When we hear somebody calling the other person a filthy, dirty, rotten, bad person, we are right there supporting the conversation by saying, “Ah, so you’re saying this other person is a filthy, rotten bad person.”
We believe in this model that just simply by reflecting what the party has said, without any spin on it, without sugarcoating it, that person is given another opportunity to do whatever they want to do with that statement. They may want to embellish it, amplify it, make it harsher. They may want to take it back and say, “Okay. They’re not a completely rotten person, I’m just saying that they treated me rottenly this one time.” They may clarify it, but what we’re doing is supporting their natural tendency to want to shift toward greater strength and compassion.
We, who do this work, really get to see it happen in beautiful ways. We see people, kind of surprisingly quickly and easily, get to a better place, and we also see that the stuff they say in the worst moments of the conflict, that stuff is never the whole story. There’s always more to it.

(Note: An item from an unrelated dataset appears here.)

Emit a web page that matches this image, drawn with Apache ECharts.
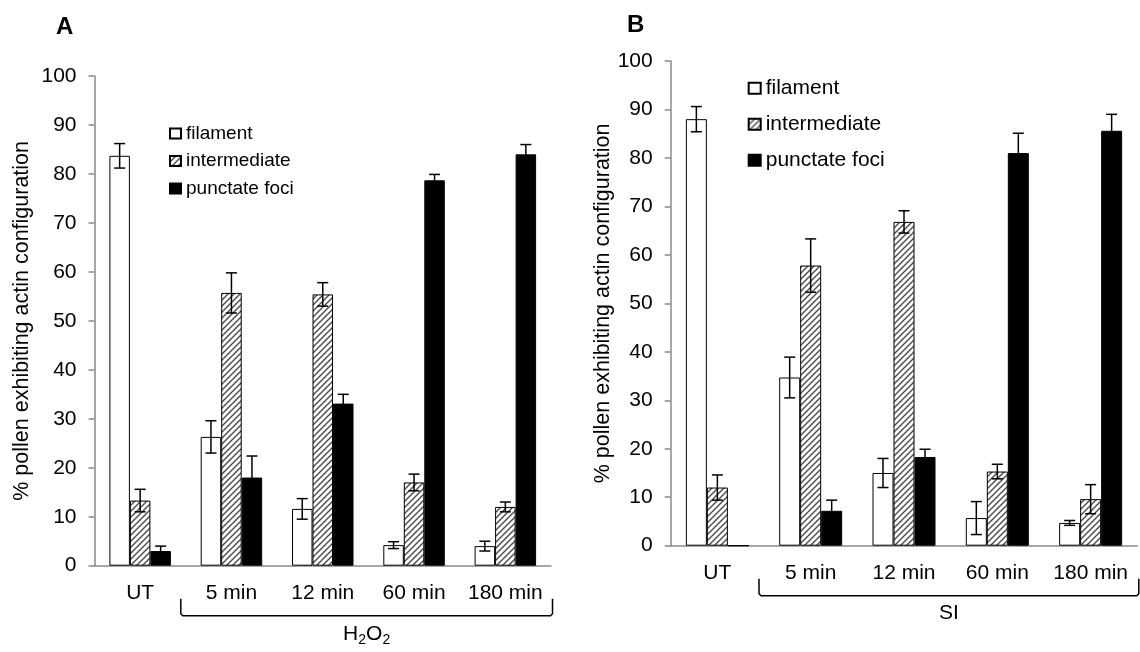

And in fact, in the divorce world, it’s kind of well understood that the most difficult divorces come from a situation where at least one party is feeling heartbroken and betrayed and hurt that they’re losing this person who they are still in love with. That’s an obvious case where the harshest words are really attached to some deep connection. So the potential is there, if you support people in saying what they need to say, for them to get their own clarity and get to a better place with it.